1. Citing to a 10th circuit case from 2004, the court holds that the ADA does encompass a hostile work environment claim because of the parallel purposes and remedial structures of title VII and the ADA.

2. Since a hostile work environment claim is actionable under the ADA, the court then had to set forth what you would have to show to make a prima facie case of that claim. In particular, a plaintiff would have to show: 1) he or she is a member of a protected group (in this case, a person with a disability as defined by the ADA); 2) he or she was subject to unwelcome harassment; 3) the harassment was based on the alleged disability; and 4) due to the harassment’s severity or pervasiveness, the harassment altered a term, condition, or privilege of the plaintiff’s employment and created an abusive working environment.

3. The court believed that the allegations were sufficient to get the plaintiff beyond Iqbal and Twombly.

4. With respect to the plaintiff not pleading that ADD substantially limited him in a major life activity, the Northern District of Oklahoma concluded that even under Twombly and Iqbal, a plaintiff is not required to provide particulars about the major life activity limited by the impairment or explain how the impairment limits that activity at the pleading stage.


1. The plaintiff was pro se. Thus, from the defense perspective, they should not assume that just because the plaintiff filed the claim on his or her own, that they can coast. I am seeing a surprising number of claims filed pro se that get to first base. That said, if a pro se plaintiff does get to first base, it is hard for me to believe that a pro se plaintiff could navigate discovery without an attorney. That said, having gotten to first base, it would probably make it easier for a pro se plaintiff to retain counsel for the discovery portion of the case.

2. A strong argument can be made that hostile work environment claims involving disabilities are actionable under the ADA because, as mentioned by the court in this case, of the parallel purposes and remedial structures of title VII and the ADA.

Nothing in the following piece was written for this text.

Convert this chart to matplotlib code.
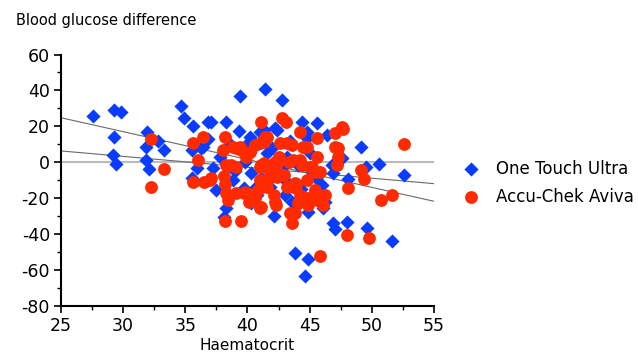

3. While this case says that pleadings do not have to contain a description of how the disability substantially limits a major life activity, preventing problems later demands that a plaintiff not rely on this. That is, to avoid unnecessary risks (it is not obvious to me as to why listing how a disability substantially limits a major life activity would not be required by Iqbal and Twombly), a plaintiff should list how the disability substantially limits one or more major life activities.